Non moins étroitement que la précédente, la question, l’angoissante question de l’alcoolisme se pose au seuil de la lutte sociale antituberculeuse, en particulier en ce qui concerne le rôle de l’alimentation dans cette lutte.

Lord Rosebery disait en 1895 : « Si l’État ne se hâte pas de devenir le maître du commerce des liqueurs, le commerce des liqueurs deviendra le maître de l’État. » Il semble que cette prédiction soit aujourd’hui réalisée. Mais il ne faut jamais désespérer devant l’ennemi ; nous venons d’en faire, dans l’ordre militaire, la glorieuse expérience. Dans l’ordre social il ne tient qu’à nous de la faire aussi. Avant de voter là-dessus de nouvelles lois, il faudra commencer par appliquer celles qui existent, ce qu’on ne fait guère. Je ne veux pas insister aujourd’hui sur ce terrible problème qui a déjà été à diverses reprises traité magistralement dans cette Revue et notamment par mon regretté maître Dastre[1].

Cependant quelques points essentiels ne peuvent être passés ici sous silence.

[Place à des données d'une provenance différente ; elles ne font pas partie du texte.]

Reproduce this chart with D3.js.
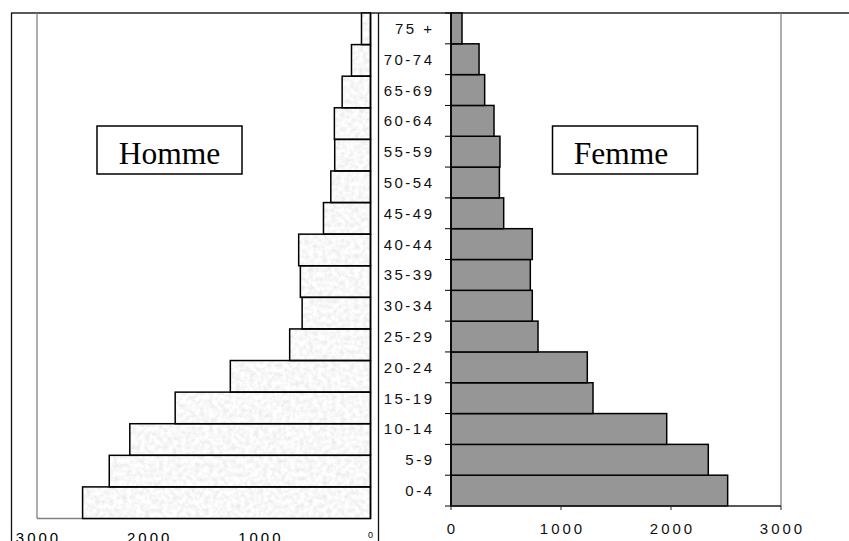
<!DOCTYPE html>
<html><head><meta charset="utf-8">
<script src="https://cdn.jsdelivr.net/npm/d3@7/dist/d3.min.js"></script>
<style>html,body{margin:0;padding:0;background:#fff;overflow:hidden}</style>
</head><body>
<svg id="c" width="849" height="541"></svg>
<script>
const categories = ["0-4","5-9","10-14","15-19","20-24","25-29","30-34","35-39","40-44","45-49","50-54","55-59","60-64","65-69","70-74","75 +"];
const hommeValues = [2590, 2350, 2165, 1757, 1261, 727, 615, 631, 646, 423, 357, 322, 325, 255, 171, 81];
const femmeValues = [2515, 2339, 1961, 1291, 1239, 791, 739, 721, 739, 479, 440, 445, 391, 306, 255, 100];
const xTicks = [0, 1000, 2000, 3000];
const seriesNames = ["Homme", "Femme"];

(function(){
const svg = d3.select("#c");
const defs = svg.append("defs");
const f = defs.append("filter").attr("id","granite").attr("x",0).attr("y",0).attr("width",1).attr("height",1);
f.append("feTurbulence").attr("type","fractalNoise").attr("baseFrequency",0.22).attr("numOctaves",3).attr("seed",5).attr("result","n");
f.append("feColorMatrix").attr("in","n").attr("type","matrix")
 .attr("values","0.32 0 0 0 0.78  0.32 0 0 0 0.78  0.32 0 0 0 0.78  0 0 0 0 1").attr("result","g");
f.append("feComposite").attr("in","g").attr("in2","SourceGraphic").attr("operator","in");

const plotTop = 13;
const xL = d3.scaleLinear().domain([0, 3000]).range([370.5, 37]);
const yL = d3.scaleBand().domain(categories.slice().reverse()).range([plotTop, 518.5]).padding(0);
const xR = d3.scaleLinear().domain([0, 3000]).range([451, 781]);
const yR = d3.scaleBand().domain(categories.slice().reverse()).range([plotTop, 506]).padding(0);

const font = "'Liberation Sans', Arial, sans-serif";

svg.append("line").attr("x1",11).attr("x2",849).attr("y1",plotTop).attr("y2",plotTop).attr("stroke","#222").attr("stroke-width",1.3);
svg.append("line").attr("x1",11.5).attr("x2",11.5).attr("y1",plotTop).attr("y2",541).attr("stroke","#111").attr("stroke-width",1.3);
svg.append("line").attr("x1",378.5).attr("x2",378.5).attr("y1",plotTop).attr("y2",541).attr("stroke","#111").attr("stroke-width",1.3);

svg.append("line").attr("x1",xL(3000)).attr("x2",xL(3000)).attr("y1",plotTop).attr("y2",518.5).attr("stroke","#808080").attr("stroke-width",1.3);
svg.append("line").attr("x1",xL(3000)).attr("x2",xL(0)).attr("y1",518.5).attr("y2",518.5).attr("stroke","#808080").attr("stroke-width",1.3);

const gL = svg.append("g");
gL.selectAll("rect.fill").data(categories).join("rect").attr("class","fill")
  .attr("x", (d,i)=>xL(hommeValues[i])).attr("y", d=>yL(d))
  .attr("width", (d,i)=>xL(0)-xL(hommeValues[i])).attr("height", yL.bandwidth())
  .attr("fill","#eee").attr("filter","url(#granite)");
gL.selectAll("rect.edge").data(categories).join("rect").attr("class","edge")
  .attr("x", (d,i)=>xL(hommeValues[i])).attr("y", d=>yL(d))
  .attr("width", (d,i)=>xL(0)-xL(hommeValues[i])).attr("height", yL.bandwidth())
  .attr("fill","none").attr("stroke","#000").attr("stroke-width",1.5);
svg.append("line").attr("x1",xL(0)).attr("x2",xL(0)).attr("y1",plotTop).attr("y2",519).attr("stroke","#000").attr("stroke-width",1.5);

xTicks.forEach(t=>{
  if (t === 0) {
    svg.append("text").attr("x",xL(0)).attr("y",538).attr("text-anchor","middle")
      .attr("font-family",font).attr("font-size",9).text(t);
  } else {
    svg.append("text").attr("x",xL(t)+1.5).attr("y",542.5).attr("text-anchor","middle")
      .attr("font-family",font).attr("font-size",15).attr("letter-spacing",3).text(t);
  }
});

svg.append("line").attr("x1",xR(3000)).attr("x2",xR(3000)).attr("y1",plotTop).attr("y2",506).attr("stroke","#808080").attr("stroke-width",1.3);

svg.append("g").selectAll("rect").data(categories).join("rect")
  .attr("x", xR(0)).attr("y", d=>yR(d))
  .attr("width", (d,i)=>xR(femmeValues[i])-xR(0)).attr("height", yR.bandwidth())
  .attr("fill","#969696").attr("stroke","#000").attr("stroke-width",1.5);

const ay = svg.append("g").attr("transform",`translate(${xR(0)},0)`);
ay.append("line").attr("y1",plotTop).attr("y2",506).attr("stroke","#000").attr("stroke-width",1.5);
const bounds = categories.map(c=>yR(c)).concat([yR(categories[0]) + yR.bandwidth()]);
ay.selectAll("line.tk").data(bounds).join("line").attr("class","tk")
  .attr("x1",-6).attr("x2",0).attr("y1",d=>d).attr("y2",d=>d).attr("stroke","#000").attr("stroke-width",1);
ay.selectAll("text").data(categories).join("text")
  .attr("x",-16.5).attr("y",d=>yR(d)+yR.bandwidth()/2+5.5).attr("text-anchor","end")
  .attr("font-family",font).attr("font-size",15).attr("letter-spacing",2.5).attr("fill","#111")
  .text(d=>d);

svg.append("line").attr("x1",xR(0)).attr("x2",xR(3000)).attr("y1",506).attr("y2",506).attr("stroke","#222").attr("stroke-width",1.3);
svg.selectAll("line.xt").data(xTicks).join("line").attr("class","xt")
  .attr("x1",d=>xR(d)).attr("x2",d=>xR(d)).attr("y1",506).attr("y2",510).attr("stroke","#222").attr("stroke-width",1);
svg.selectAll("text.xl").data(xTicks).join("text").attr("class","xl")
  .attr("x",d=>xR(d)+1.5).attr("y",533.5).attr("text-anchor","middle")
  .attr("font-family",font).attr("font-size",15).attr("letter-spacing",3).attr("fill","#111").text(d=>d);

const boxes = [
  {name: seriesNames[0], x: 97, y: 126, w: 145, h: 48, tx: 169.5},
  {name: seriesNames[1], x: 552.5, y: 126, w: 145, h: 48, tx: 621}
];
boxes.forEach(b=>{
  svg.append("rect").attr("x",b.x).attr("y",b.y).attr("width",b.w).attr("height",b.h)
    .attr("fill","#fff").attr("stroke","#000").attr("stroke-width",1.5);
  svg.append("text").attr("x",b.tx).attr("y",163.5).attr("text-anchor","middle")
    .attr("font-family","'Liberation Serif','Times New Roman',serif").attr("font-size",31.5).text(b.name);
});
})();
</script>
</body></html>
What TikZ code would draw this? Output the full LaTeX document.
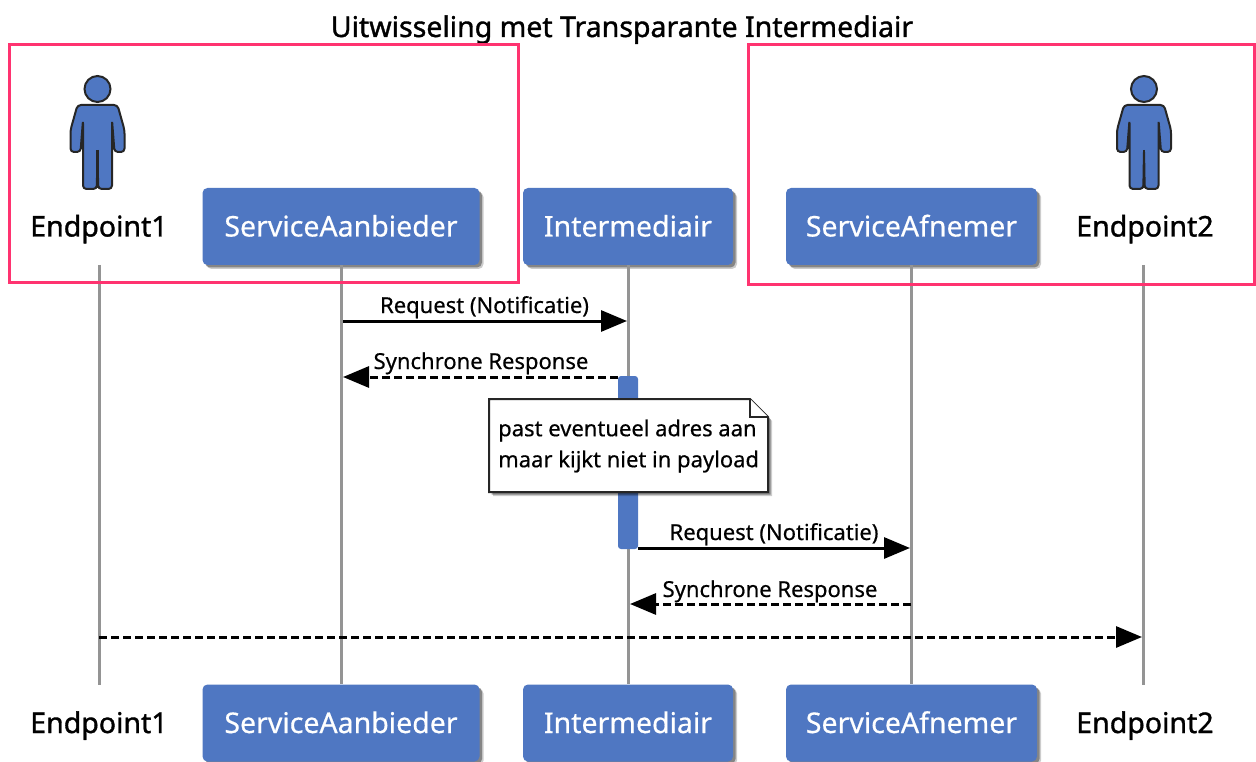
\documentclass[tikz,border=0pt]{standalone}
\usepackage{fontspec}
\setmainfont[RawFeature={embolden=0.5},Ligatures=NoCommon]{Noto Sans}
\newfontfamily\headfont[RawFeature={embolden=1.2}]{Noto Sans}
\usepackage{tikz}
\usetikzlibrary{arrows.meta,shadows}
\definecolor{boxblue}{HTML}{4F77C2}
\definecolor{framepink}{HTML}{FF3370}
\tikzstyle{box shadow}=[drop shadow={shadow xshift=4pt, shadow yshift=-4pt, opacity=0.2, fill=black}, drop shadow={shadow xshift=2.5pt, shadow yshift=-2.5pt, opacity=0.35, fill=black}]
\tikzstyle{participant}=[node font=\fontsize{28.5}{32}\selectfont, fill=boxblue, text=white, rounded corners=5pt, minimum height=77pt, inner sep=0pt, text height=20pt, text depth=0pt, box shadow]
\tikzstyle{endpoint}=[node font=\headfont\fontsize{28.5}{32}\selectfont, minimum width=140pt, minimum height=77pt, inner sep=0pt, text height=20pt, text depth=0pt]
\tikzstyle{lifeline}=[draw, line width=3pt, black!42]
\tikzstyle{edge}=[draw, line width=3pt, -{Triangle[length=26pt,width=21pt]}]
\tikzstyle{return edge}=[edge, dash pattern=on 8pt off 4pt]
\tikzstyle{msg}=[node font=\fontsize{22}{26}\selectfont, inner sep=0pt, text height=16pt, text depth=0pt]
\tikzstyle{frame}=[draw=framepink, line width=3pt]
\tikzstyle{person}=[draw=black!85, line width=2pt, fill=boxblue]
\begin{document}
\begin{tikzpicture}[x=1pt,y=-1pt]
	\useasboundingbox (0,0) rectangle (1256,762);
	\node[inner sep=0pt, node font=\headfont\fontsize{28.5}{32}\selectfont, text height=21pt, text depth=0pt] (title) at (622,26.5) {Uitwisseling met Transparante Intermediair};

	% Participants, top row and bottom row
	\foreach \pos/\label/\name/\wid in {
		{(341,226.5)/sa/ServiceAanbieder/277},
		{(628,226.5)/im/Intermediair/210},
		{(911.5,226.5)/sf/ServiceAfnemer/251},
		{(341,723)/sab/ServiceAanbieder/277},
		{(628,723)/imb/Intermediair/210},
		{(911.5,723)/sfb/ServiceAfnemer/251}}
	\node[participant, minimum width=\wid pt] (\label) at \pos{\name};

	\foreach \pos/\label/\name in {
		{(99,226.5)/ea/Endpoint1},
		{(1145,226.5)/eb/Endpoint2},
		{(99,723)/eab/Endpoint1},
		{(1145,723)/ebb/Endpoint2}}
	\node[endpoint] (\label) at \pos{\name};

	% Lifelines
	\foreach \source/ \dest in {
		sa/sab,
		im/imb,
		sf/sfb}
	\path[lifeline] (\source) -- (\dest);
	\path[lifeline] (99,265) coordinate (ls) -- (99,685) coordinate (le);
	\path[lifeline] (1143,265) coordinate (rs) -- (1143,685) coordinate (re);

	% Activation bar and note
	\node[fill=boxblue, rounded corners=3pt, minimum width=20pt, minimum height=173pt, inner sep=0pt] (act) at (628,462.5) {};
	\coordinate (nw) at (489,399);
	\coordinate (se) at (768,492);
	\coordinate (fa) at (750,399);
	\coordinate (fb) at (768,417);
	\coordinate (fc) at (750,417);
	\path[draw=black!85, line width=2pt, fill=white, box shadow] (nw) -- (fa) -- (fb) -- (se) -- (489,492) -- cycle;
	\path[draw=black!85, line width=1.2pt, fill=white] (fa) -- (fc) -- (fb);
	\node[node font=\fontsize{22}{31}\selectfont, align=left, inner sep=0pt, anchor=west] (note) at (498,446) {past eventueel adres aan\\maar kijkt niet in payload};

	% Messages
	\coordinate (m1a) at (343,321);
	\coordinate (m1b) at (627,321);
	\coordinate (m2a) at (618,377);
	\coordinate (m2b) at (343,377);
	\coordinate (m3a) at (638,548);
	\coordinate (m3b) at (910,548);
	\coordinate (m4a) at (911,604);
	\coordinate (m4b) at (630,604);
	\coordinate (m5a) at (99,637);
	\coordinate (m5b) at (1142,637);
	\path[edge] (m1a) -- (m1b);
	\node[msg] (l1) at (484.5,305) {Request (Notificatie)};
	\path[return edge] (m2a) -- (m2b);
	\node[msg] (l2) at (481,361) {Synchrone Response};
	\path[edge] (m3a) -- (m3b);
	\node[msg] (l3) at (774,532) {Request (Notificatie)};
	\path[return edge] (m4a) -- (m4b);
	\node[msg] (l4) at (770,589) {Synchrone Response};
	\path[return edge] (m5a) -- (m5b);

	% Actors
	\foreach \x in {97.5,1144} {
		\begin{scope}[xshift=\x pt]
			\path[person] (0,89) circle (13pt);
			\path[person, rounded corners=3.5pt] (0,105) -- (-20,105) -- (-27,130) -- (-27,152) -- (-17,152) -- (-14.5,120) -- (-14.5,189) -- (-0.7,189) -- (0,150) -- (0.7,189) -- (14.5,189) -- (14.5,120) -- (17,152) -- (27,152) -- (27,130) -- (20,105) -- cycle;
			\path[draw=black!85, line width=2.5pt] (0,150) -- (0,188);
		\end{scope}
	}

	% Highlight frames
	\path[frame] (9,45) rectangle (518,282);
	\path[frame] (748,45) rectangle (1254,284);
\end{tikzpicture}
\end{document}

Nous avons vu que le logement de l’ouvrier manque trop souvent du confort et des conditions hygiéniques indispensables, — car, comme nous l’avons dit, la loi sur l’hygiène n’est guère appliquée en ce qui le concerne. — Ne parlons même pas, pour lui du « superflu, chose si nécessaire, » comme dit finement Voltaire. Et pourtant, l’ouvrier anglais ou américain connaît ce confort et cette hygiène dans sa maison particulière qui est pourvue, comme on le sait, d’une salle de bains, par exemple. Donc, après son dur travail, l’ouvrier français est trop souvent porté à éviter de rentrer dans son home inconfortable et de lui préférer le cabaret ou l’assommoir de bas étage, que l’on a osé, par un singulier abus des mots, appeler « le salon du pauvre. »

  1. Voyez dans la Revue du 1er août 1899 : Dastre, La lutte contre l’alcoolisme.